>>>>>

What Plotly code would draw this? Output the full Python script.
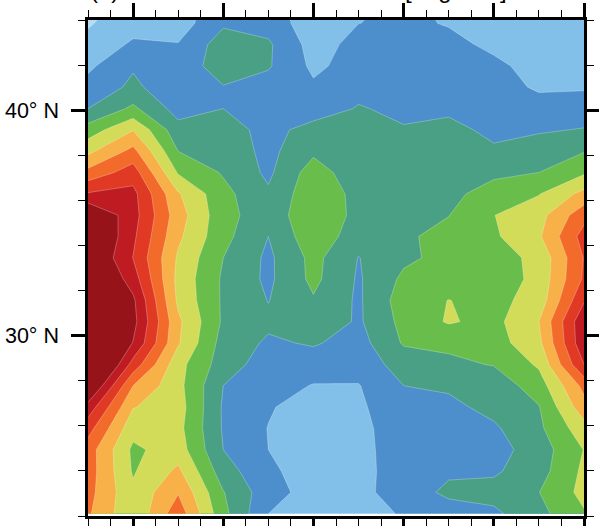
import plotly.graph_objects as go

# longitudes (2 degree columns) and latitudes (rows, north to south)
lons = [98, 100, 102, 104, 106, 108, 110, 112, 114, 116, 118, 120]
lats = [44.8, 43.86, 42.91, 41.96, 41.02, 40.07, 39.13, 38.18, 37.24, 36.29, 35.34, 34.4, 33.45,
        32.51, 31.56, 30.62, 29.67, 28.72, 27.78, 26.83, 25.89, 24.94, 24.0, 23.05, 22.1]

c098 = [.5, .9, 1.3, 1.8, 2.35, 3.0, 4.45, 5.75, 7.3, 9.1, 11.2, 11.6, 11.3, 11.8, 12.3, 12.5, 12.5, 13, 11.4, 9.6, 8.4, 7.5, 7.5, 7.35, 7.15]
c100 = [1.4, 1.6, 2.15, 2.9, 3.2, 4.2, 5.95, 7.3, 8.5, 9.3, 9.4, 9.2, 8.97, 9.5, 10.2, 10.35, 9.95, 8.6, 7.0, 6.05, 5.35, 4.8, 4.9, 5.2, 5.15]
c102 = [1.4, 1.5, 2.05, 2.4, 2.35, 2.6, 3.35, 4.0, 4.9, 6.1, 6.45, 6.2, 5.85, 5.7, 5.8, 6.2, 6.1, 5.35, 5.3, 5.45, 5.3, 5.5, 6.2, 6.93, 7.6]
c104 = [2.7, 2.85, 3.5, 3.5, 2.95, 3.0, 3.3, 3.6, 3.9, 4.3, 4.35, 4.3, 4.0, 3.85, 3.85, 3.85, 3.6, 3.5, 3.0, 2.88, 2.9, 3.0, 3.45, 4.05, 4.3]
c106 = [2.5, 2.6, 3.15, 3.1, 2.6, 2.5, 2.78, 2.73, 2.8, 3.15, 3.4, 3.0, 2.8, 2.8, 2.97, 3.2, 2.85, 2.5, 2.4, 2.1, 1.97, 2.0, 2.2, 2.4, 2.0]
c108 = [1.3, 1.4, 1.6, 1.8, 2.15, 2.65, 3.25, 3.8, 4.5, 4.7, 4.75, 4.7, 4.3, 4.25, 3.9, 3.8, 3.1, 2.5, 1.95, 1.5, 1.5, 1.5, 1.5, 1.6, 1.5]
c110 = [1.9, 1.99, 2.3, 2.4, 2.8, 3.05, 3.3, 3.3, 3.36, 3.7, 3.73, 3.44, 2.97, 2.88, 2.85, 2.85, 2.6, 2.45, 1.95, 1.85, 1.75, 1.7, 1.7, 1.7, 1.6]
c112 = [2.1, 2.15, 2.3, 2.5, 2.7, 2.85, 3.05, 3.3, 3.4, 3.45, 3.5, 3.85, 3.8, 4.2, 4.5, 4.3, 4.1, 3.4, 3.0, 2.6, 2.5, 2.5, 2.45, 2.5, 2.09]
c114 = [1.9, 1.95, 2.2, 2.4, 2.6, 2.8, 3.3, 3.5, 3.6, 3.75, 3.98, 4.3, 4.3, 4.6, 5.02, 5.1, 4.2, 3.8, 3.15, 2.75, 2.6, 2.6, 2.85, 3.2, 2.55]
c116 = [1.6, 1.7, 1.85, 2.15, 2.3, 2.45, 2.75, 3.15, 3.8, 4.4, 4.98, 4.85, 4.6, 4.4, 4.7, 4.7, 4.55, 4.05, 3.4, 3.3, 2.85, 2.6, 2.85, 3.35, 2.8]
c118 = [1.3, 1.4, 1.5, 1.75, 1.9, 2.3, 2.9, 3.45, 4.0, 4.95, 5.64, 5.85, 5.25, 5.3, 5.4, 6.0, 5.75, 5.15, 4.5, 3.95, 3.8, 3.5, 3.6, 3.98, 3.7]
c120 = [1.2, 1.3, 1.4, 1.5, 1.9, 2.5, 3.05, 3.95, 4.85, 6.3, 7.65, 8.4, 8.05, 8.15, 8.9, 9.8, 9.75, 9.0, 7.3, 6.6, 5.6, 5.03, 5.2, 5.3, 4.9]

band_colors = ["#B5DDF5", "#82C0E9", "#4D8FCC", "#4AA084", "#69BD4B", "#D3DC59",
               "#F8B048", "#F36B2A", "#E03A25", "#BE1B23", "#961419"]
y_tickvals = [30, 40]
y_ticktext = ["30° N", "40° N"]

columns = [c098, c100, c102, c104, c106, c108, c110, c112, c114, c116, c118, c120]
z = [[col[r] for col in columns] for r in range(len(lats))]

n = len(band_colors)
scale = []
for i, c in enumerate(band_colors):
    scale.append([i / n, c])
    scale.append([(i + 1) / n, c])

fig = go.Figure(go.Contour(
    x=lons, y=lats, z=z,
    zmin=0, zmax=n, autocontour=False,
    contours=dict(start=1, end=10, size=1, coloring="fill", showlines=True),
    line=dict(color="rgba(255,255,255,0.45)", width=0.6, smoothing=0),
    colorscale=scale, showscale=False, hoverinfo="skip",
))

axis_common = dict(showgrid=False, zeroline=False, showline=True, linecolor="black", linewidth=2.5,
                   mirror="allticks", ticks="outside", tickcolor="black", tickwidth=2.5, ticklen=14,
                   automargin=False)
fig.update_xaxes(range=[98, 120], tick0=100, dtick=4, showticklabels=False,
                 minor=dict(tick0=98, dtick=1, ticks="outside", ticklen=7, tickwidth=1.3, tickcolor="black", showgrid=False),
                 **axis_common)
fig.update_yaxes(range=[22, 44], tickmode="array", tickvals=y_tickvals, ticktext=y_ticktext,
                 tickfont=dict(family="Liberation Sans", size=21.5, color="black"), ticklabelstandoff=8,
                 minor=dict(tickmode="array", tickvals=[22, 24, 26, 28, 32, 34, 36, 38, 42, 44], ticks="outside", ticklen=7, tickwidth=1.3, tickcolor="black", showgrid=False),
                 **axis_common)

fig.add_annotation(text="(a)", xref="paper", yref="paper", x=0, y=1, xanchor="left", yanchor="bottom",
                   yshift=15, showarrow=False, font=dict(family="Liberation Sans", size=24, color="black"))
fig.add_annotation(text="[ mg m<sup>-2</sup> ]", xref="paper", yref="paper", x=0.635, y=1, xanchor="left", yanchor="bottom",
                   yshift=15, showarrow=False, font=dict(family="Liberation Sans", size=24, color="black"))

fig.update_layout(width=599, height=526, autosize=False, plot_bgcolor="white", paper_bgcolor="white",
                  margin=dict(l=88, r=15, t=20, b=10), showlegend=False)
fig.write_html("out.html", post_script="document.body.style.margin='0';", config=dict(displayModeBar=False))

<<<<<

Restate the data word for word from its first line through the line with "24.0, 23.05, 22.1]", leaving out any picture along the way.

What Plotly code would draw this? Output the full Python script.
import plotly.graph_objects as go

# longitudes (2 degree columns) and latitudes (rows, north to south)
lons = [98, 100, 102, 104, 106, 108, 110, 112, 114, 116, 118, 120]
lats = [44.8, 43.86, 42.91, 41.96, 41.02, 40.07, 39.13, 38.18, 37.24, 36.29, 35.34, 34.4, 33.45,
        32.51, 31.56, 30.62, 29.67, 28.72, 27.78, 26.83, 25.89, 24.94, 24.0, 23.05, 22.1]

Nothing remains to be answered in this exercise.